Una mujer joven, en primer plano, solicita un trabajo en una peluquería. Le piden que se incorpore al día siguiente. Cuando ruega que la dejen dormir en cualquier sitio del local, la despiden de mala manera. Y el deambular sin rumbo de la joven continúa. Ahora vemos que está encinta, de muchos meses, y apenas puede con el cansancio que la agobia en su cuerpo y su alma.

Es el comienzo de Adam, película merecedora de aplauso, realizada por Maryam Touzani, directora marroquí. Estamos en Casablanca, en las serpenteantes callejas de la medina (aunque la mayor parte de la película transcurre en la pequeña pastelería y las habitaciones de la casa donde habita Abla, viuda que acoge a la joven embarazada después de superar algunas reticencias).
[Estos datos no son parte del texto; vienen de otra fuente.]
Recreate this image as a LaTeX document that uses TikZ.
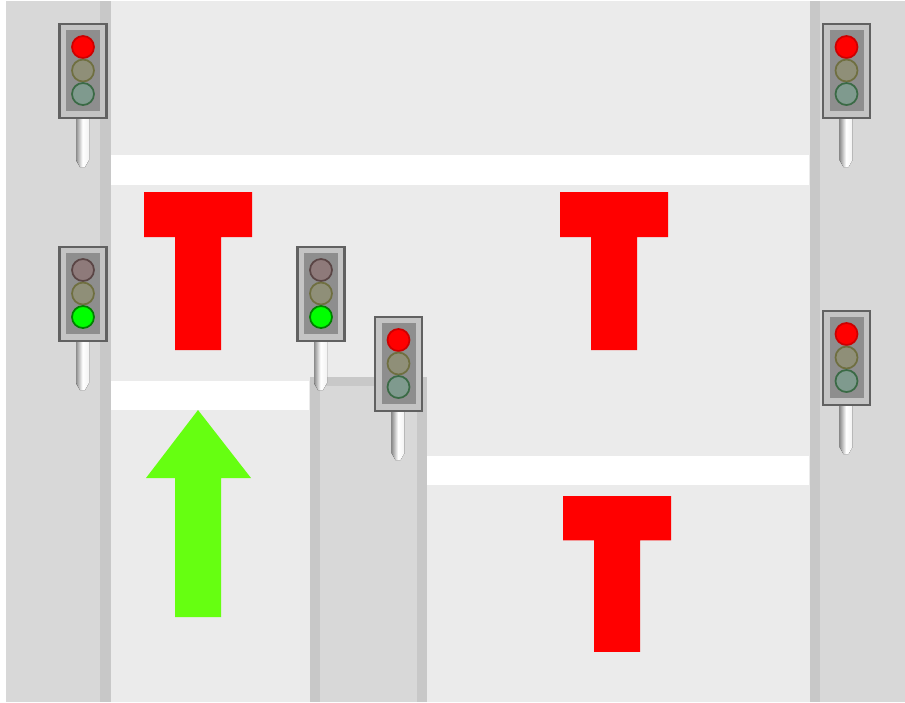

Quien conozca mínimamente la complejidad ideológica de la sociedad marroquí (y podríamos decir de cualquier sociedad regida por el Islam) conoce el estigma que supone un embarazo fuera del matrimonio y la marginación a la que es condenada la mujer, incluso por su propia familia. Así sucede en el caso de Samia, una de las protagonistas de esta película. Imposibilitada de volver a casa de sus padres en el estado en que se encuentra, halla refugio en casa de Abla, una humilde pastelera que sobrevive vendiendo el pan y los dulces que cada día prepara en el rústico horno que posee en su casa. Y hasta allí llega Samia pidiendo trabajo. Y el buen corazón de Abla termina por ablandarse y la recibe, aceptando la ayuda que la recién llegada le presta.

Planteada así, la película podría derivar hacia la denuncia de una sociedad rígida incapaz de aceptar en su seno cualquier forma de disidencia o comportamiento considerado impropio por la moral. Pero Maryam Touzani prefiere orientarse por otro camino. Así el encuentro de las dos mujeres supone la posibilidad de reconocerse, cada una con su propia historia: si Samia ha de lidiar con su embarazo y el destino incierto del niño que ha de nacer en una sociedad que le va recordar continuamente su origen, Abla ha de sobrellevar la ausencia de su marido, muerto en un accidente, que le impide vivir con alegría, empeñada en desterrar de su vida la risa o el afecto. Ciertamente es cariñosa con su hija Warda, a la que cuida y protege, pero se resiste a ofrecerse a sí misma un cariño idéntico. El encuentro con Samia la ayudará a salir de esa situación. Y ésta encontrará en Abla la fuerza para afrontar con valor su propio destino, sea cual sea éste. La resolución de la película queda abierta, dejando que el espectador especule sobre la decisión que tomará Samia.

La interpretación de las protagonistas aporta ternura y una entrañable cercanía. Y la realizadora sabe rodear sus vidas de una mirada cálida, haciéndolas merecedoras del bien que pueda sobrevenirles. Adam merece que les dediquéis vuestra atención y, del mismo modo que actúa Abla con Samia, las dejéis entrar en vuestra casa.